When a person overdoses on fentanyl, a "cascade of problems" begins, according to Lund. There is a decreasing level of consciousness, followed by a decreasing depth and rate of breathing, which leads to hypoxia or low oxygen in the body.

"And that begins a cascade of cellular injury to your body," said Lund, which can ultimately lead to cardiac arrest.

Cardiopulmonary resuscitation, known as CPR, is primarily designed to deal with heart attacks, when the heart suddenly stops working.

Dr. Adam Lund, an emergency physician at Royal Columbian and Eagleridge hospitals wants people to understand the 'cascade of problems,' that happen when people overdose on opiods and how rescue breathing can help save victims along with naloxone. (Twitter/@dradamlund)

Opioid overdoses are different: it takes a comparatively long time for the heart to stop beating as breathing gradually slows.

"If you can get the air moving in and out of the chest and if you can increase the oxygen delivery, you're bringing an essential part of the recovery of that person," said Lund.

While naloxone has received plenty of attention — available almost everywhere now — the importance of getting oxygen back into people has paled in comparison, not least because it involves blowing into the mouth of a victim — often a stranger. 

Mouth-to-mouth on a stranger

"A lot of people would tell you, 'Well if I have to do mouth-to-mouth, I'm not even going to start,'" said Dr. Christian Vaillancourt, an emergency physician at the Ottawa Hospital, who also participates in the review, every five years, of resuscitation guidelines.

Through his research and study, he found people are much more willing to do chest compressions, particularly on a complete stranger, than mouth-to-mouth. 

"This is a real barrier," he said.

'Artificial respiration and naxolone go together when responding to an overdose,' says Vancouver Coastal Health's Dr. Mark Lysyshyn. (BC Centre For Excellence in HIV/AIDS)

Lund goes so far as to admit that the process for many, including health professionals, can be "yucky," but he realizes its importance in overdose recovery.

Dr. Mark Lysyshyn, a Vancouver Coastal Health medical officer, agrees.

"We definitely want people to give rescue breaths first, because if somebody's been in an oxygen deficit, you know, their brain is dying, and so we want them to get some air in," he said.

Lysyshyn said naloxone and ventilation are the most important interventions to be used in a suspected overdose, that's why all the take-home naloxone kits include a face shield for mouth-to-mouth breathing.

Take-home naloxone kits include face shields (upper left) to encourage bystanders to give breaths to someone suspected of a opioid overdose. (CBC)

Still both he and Vaillancourt admit there is no hard science showing that this type of ventilation is saving lives during opioid overdoses.

"And unfortunately we just don't have good information about whether people are giving rescue breaths," he said.

"We do have good information, though, that the take-home naloxone program is reversing overdoses and that people are surviving them ... and rescue breaths, we hope, are part of them."

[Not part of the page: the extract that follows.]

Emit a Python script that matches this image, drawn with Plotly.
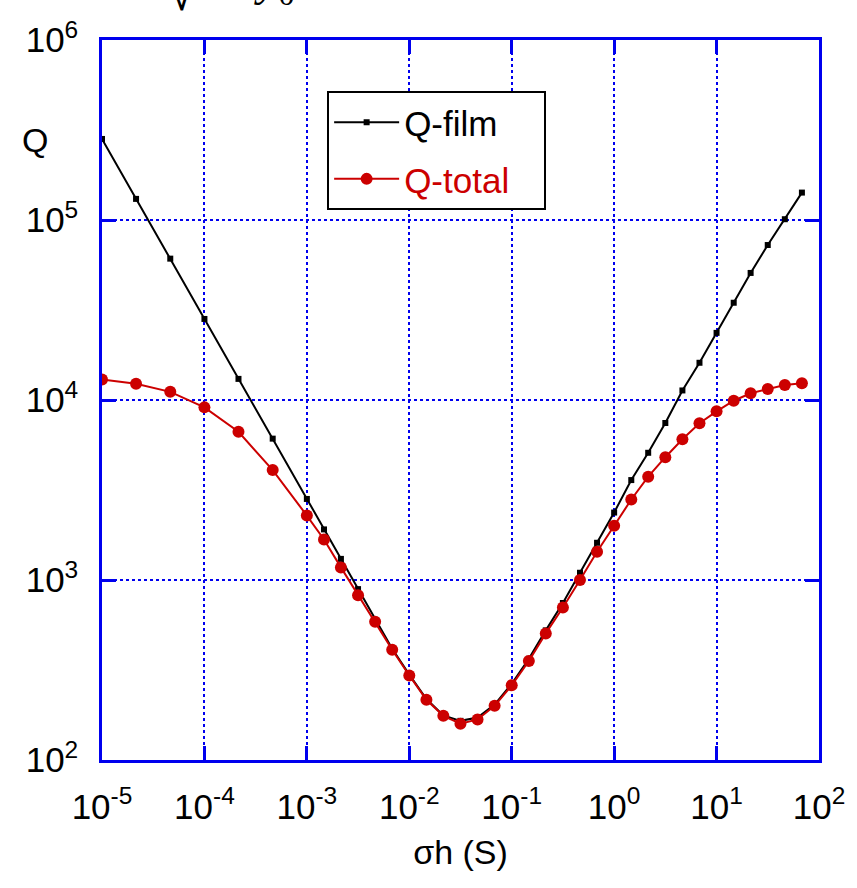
import plotly.graph_objects as go

# sigma*h (S)
sigma_h = [1e-5, 2.15e-5, 4.64e-5, 1e-4, 2.15e-4, 4.64e-4, 1e-3,
           1.47e-3, 2.15e-3, 3.16e-3, 4.64e-3, 6.81e-3, 1e-2,
           1.47e-2, 2.15e-2, 3.16e-2, 4.64e-2, 6.81e-2, 0.1,
           0.147, 0.215, 0.316, 0.464, 0.681, 1.0,
           1.47, 2.15, 3.16, 4.64, 6.81, 10.0,
           14.7, 21.5, 31.6, 46.4, 68.1]

q_film = [2.82e5, 1.31e5, 6.1e4, 2.82e4, 1.31e4, 6.1e3, 2.82e3,
          1.91e3, 1.31e3, 890, 600, 415, 298,
          218, 177, 165, 172, 203, 265,
          365, 525, 745, 1097, 1610, 2370,
          3590, 5090, 7450, 1.13e4, 1.61e4, 2.36e4,
          3.47e4, 5.08e4, 7.26e4, 1.01e5, 1.42e5]

q_total = [1.30e4, 1.23e4, 1.11e4, 9.1e3, 6.66e3, 4.08e3, 2.28e3,
           1.68e3, 1.175e3, 822, 586, 410, 295,
           216, 176, 159, 168, 200, 260,
           355, 505, 703, 1000, 1435, 2000,
           2800, 3750, 4810, 6050, 7430, 8650,
           9910, 1.09e4, 1.15e4, 1.21e4, 1.24e4]

x_tickvals = [1e-5, 1e-4, 1e-3, 1e-2, 1e-1, 1e0, 1e1, 1e2]
x_ticktext = ["10<sup>-5</sup>", "10<sup>-4</sup>", "10<sup>-3</sup>", "10<sup>-2</sup>",
              "10<sup>-1</sup>", "10<sup>0</sup>", "10<sup>1</sup>", "10<sup>2</sup>"]
y_tickvals = [1e2, 1e3, 1e4, 1e5, 1e6]
y_ticktext = ["10<sup>2</sup>", "10<sup>3</sup>", "10<sup>4</sup>", "10<sup>5</sup>", "10<sup>6</sup>"]

BLUE = "#0000ee"
RED = "#cc0000"
FONT = "Liberation Sans, Arial, sans-serif"

fig = go.Figure()
fig.add_trace(go.Scatter(
    x=sigma_h, y=q_film, mode="lines+markers", name="Q-film",
    legendgroup="a",
    line=dict(color="black", width=2),
    marker=dict(symbol="square", size=6, color="black"),
))
fig.add_trace(go.Scatter(
    x=sigma_h, y=q_total, mode="lines+markers",
    name="<span style='color:%s'>Q-total</span>&nbsp;&nbsp;&nbsp;" % RED,
    legendgroup="b",
    line=dict(color=RED, width=2),
    marker=dict(symbol="circle", size=12, color=RED),
))

axis_common = dict(
    type="log", showline=True, linecolor=BLUE, linewidth=2.5, mirror="ticks",
    ticks="inside", ticklen=14, tickwidth=2.5, tickcolor=BLUE,
    showgrid=True, gridcolor=BLUE, gridwidth=1.5, griddash="dot",
    zeroline=False, tickfont=dict(family=FONT, size=35, color="black"),
)

fig.update_layout(
    width=857, height=888,
    margin=dict(l=102, r=35, t=40, b=128),
    paper_bgcolor="white", plot_bgcolor="white",
    font=dict(family=FONT, size=34, color="black"),
    xaxis=dict(range=[-5, 2], tickvals=x_tickvals, ticktext=x_ticktext,
               ticklabelstandoff=14,
               title=dict(text="σh (S)", font=dict(family=FONT, size=34), standoff=16),
               **axis_common),
    yaxis=dict(range=[2, 6], tickvals=y_tickvals, ticktext=y_ticktext,
               ticklabelstandoff=14, **axis_common),
    legend=dict(x=0.314, y=0.929, xanchor="left", yanchor="top",
                bgcolor="white", bordercolor="black", borderwidth=2,
                font=dict(family=FONT, size=35, color="black"),
                itemwidth=65, tracegroupgap=8),
    showlegend=True,
)

fig.add_annotation(text="Q", xref="paper", yref="paper", x=-0.094, y=0.861,
                   xanchor="center", yanchor="middle",
                   showarrow=False, font=dict(family=FONT, size=34, color="black"))

# clipped fragment of an equation above the frame (cut off in the original too)
fig.add_annotation(text="√", xref="paper", yref="paper", x=(182 - 102) / 720, y=(760 - 22) / 720,
                   xanchor="center", yanchor="bottom",
                   showarrow=False, font=dict(family=FONT, size=46, color="black"))
fig.add_annotation(text="<i>y</i><sub>0</sub>", xref="paper", yref="paper", x=(275 - 102) / 720,
                   y=(760 - 14) / 720, xanchor="center", yanchor="bottom",
                   showarrow=False, font=dict(family="Liberation Serif, serif", size=46, color="black"))

fig.write_html("out.html")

Chest compressions can be an alternative

Call-takers for 911 are trained to give instruction to people trying to help someone who has overdosed on opiods, and that includes mouth-to-mouth breathing. But there is another option.

"Nobody will ever be coerced into it or bullied into it because there are people who just are simply not comfortable doing that," said Dr. William Dick who speaks for B.C Emergency Health Services.

In that case, instructions are given to perform CPR chest compressions.

Dr. William Dick with B.C. Emergency Health Services says 911 call-takers can provide instructions over the phone about how to support a victim of an opioid overdose until emergency responders arrive. (Rafferty Baker/CBC)

"Because that act of of pushing on the chest and doing CPR actually moves enough air in and out of the lungs to get some oxygen in there," said Dick.

It's something Vallaincourt agrees with, that at least doing chest compressions, will provide some benefit and certainly no harm to someone in crisis.

"Even if you've never, ever been trained in CPR, you should try something," he said "It's easy: there's a chest, put your hands in the middle, push hard, push fast."